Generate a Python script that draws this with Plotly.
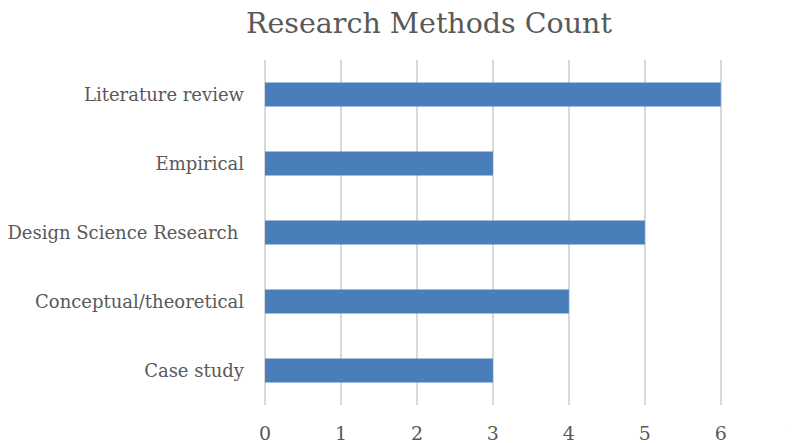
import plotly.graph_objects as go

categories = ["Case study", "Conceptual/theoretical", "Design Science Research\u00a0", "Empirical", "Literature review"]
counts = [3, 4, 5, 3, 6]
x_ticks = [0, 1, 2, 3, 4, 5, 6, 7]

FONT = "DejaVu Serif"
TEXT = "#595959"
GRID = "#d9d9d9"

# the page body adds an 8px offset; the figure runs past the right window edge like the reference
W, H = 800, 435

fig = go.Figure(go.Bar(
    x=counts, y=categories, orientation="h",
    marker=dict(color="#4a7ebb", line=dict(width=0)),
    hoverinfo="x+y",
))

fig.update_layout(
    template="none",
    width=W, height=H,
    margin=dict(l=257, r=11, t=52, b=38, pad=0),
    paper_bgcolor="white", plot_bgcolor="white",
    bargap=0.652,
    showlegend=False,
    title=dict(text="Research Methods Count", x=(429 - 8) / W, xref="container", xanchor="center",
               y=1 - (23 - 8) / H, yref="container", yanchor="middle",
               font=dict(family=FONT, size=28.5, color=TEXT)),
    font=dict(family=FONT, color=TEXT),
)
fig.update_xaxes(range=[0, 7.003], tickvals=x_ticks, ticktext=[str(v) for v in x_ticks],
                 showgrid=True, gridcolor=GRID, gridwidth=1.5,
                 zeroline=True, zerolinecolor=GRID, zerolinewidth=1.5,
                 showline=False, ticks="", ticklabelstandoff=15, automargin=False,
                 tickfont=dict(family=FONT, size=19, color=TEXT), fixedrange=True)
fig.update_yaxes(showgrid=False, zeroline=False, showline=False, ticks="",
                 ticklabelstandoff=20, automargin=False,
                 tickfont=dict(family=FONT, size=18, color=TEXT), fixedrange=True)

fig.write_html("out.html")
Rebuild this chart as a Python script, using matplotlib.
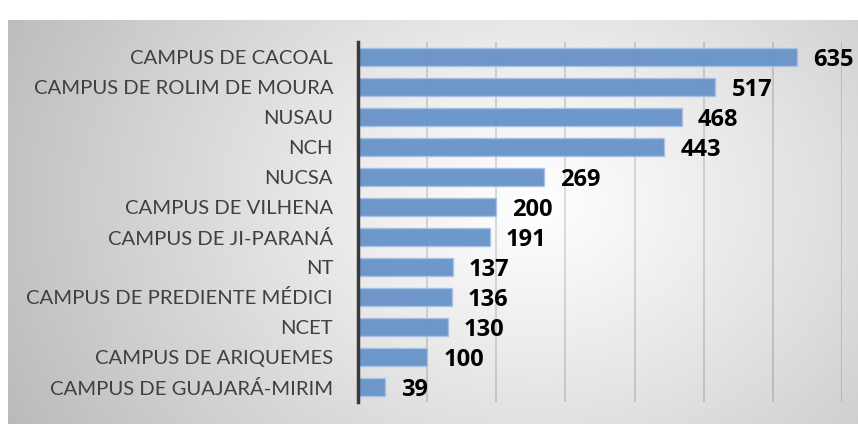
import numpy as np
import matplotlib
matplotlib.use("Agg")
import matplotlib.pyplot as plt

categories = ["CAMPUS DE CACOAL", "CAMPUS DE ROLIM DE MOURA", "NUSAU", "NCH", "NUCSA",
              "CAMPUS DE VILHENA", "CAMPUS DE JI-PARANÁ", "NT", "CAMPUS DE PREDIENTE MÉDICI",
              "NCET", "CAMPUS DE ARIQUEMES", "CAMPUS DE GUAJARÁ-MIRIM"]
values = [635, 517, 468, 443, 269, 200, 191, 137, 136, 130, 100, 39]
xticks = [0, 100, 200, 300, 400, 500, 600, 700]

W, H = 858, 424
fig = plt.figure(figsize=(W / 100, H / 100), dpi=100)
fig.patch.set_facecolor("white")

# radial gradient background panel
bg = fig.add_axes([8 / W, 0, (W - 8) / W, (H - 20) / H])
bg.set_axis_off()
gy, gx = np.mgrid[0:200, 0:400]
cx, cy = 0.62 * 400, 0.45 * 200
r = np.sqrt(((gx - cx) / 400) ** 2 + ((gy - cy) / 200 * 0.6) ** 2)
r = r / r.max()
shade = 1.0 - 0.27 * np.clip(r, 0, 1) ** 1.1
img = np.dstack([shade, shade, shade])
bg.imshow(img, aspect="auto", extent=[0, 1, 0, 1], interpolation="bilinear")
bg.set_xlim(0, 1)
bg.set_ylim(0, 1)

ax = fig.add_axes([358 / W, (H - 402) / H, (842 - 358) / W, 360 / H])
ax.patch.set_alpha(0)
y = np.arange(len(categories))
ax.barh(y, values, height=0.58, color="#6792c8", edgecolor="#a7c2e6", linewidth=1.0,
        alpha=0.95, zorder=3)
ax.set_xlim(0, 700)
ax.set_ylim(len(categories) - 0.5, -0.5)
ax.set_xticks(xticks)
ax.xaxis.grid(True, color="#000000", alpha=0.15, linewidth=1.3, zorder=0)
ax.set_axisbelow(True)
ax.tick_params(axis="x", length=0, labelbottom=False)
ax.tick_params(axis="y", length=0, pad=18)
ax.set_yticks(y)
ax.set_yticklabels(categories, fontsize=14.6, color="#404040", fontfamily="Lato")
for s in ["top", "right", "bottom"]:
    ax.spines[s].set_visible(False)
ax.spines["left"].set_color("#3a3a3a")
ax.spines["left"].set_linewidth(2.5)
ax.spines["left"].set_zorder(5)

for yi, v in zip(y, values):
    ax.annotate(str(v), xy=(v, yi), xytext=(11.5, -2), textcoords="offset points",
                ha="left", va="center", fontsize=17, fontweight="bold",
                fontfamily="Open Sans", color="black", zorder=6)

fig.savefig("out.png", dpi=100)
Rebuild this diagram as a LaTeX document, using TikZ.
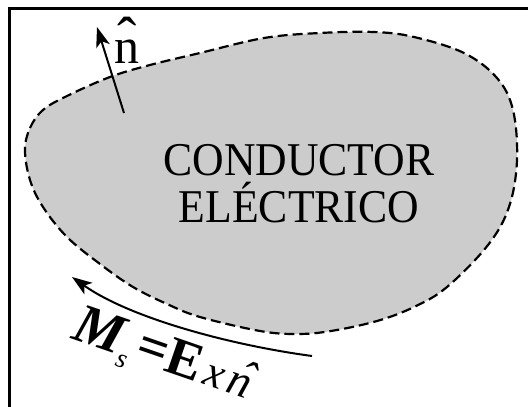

Exercise requirements:
Every line from the top of the material above through the line with "W, H = 800, 435" should be duplicated exactly, please; leave out the pictures.

Written response:
Generate a Python script that draws this with Plotly.
import plotly.graph_objects as go

categories = ["Case study", "Conceptual/theoretical", "Design Science Research\u00a0", "Empirical", "Literature review"]
counts = [3, 4, 5, 3, 6]
x_ticks = [0, 1, 2, 3, 4, 5, 6, 7]

FONT = "DejaVu Serif"
TEXT = "#595959"
GRID = "#d9d9d9"

# the page body adds an 8px offset; the figure runs past the right window edge like the reference
W, H = 800, 435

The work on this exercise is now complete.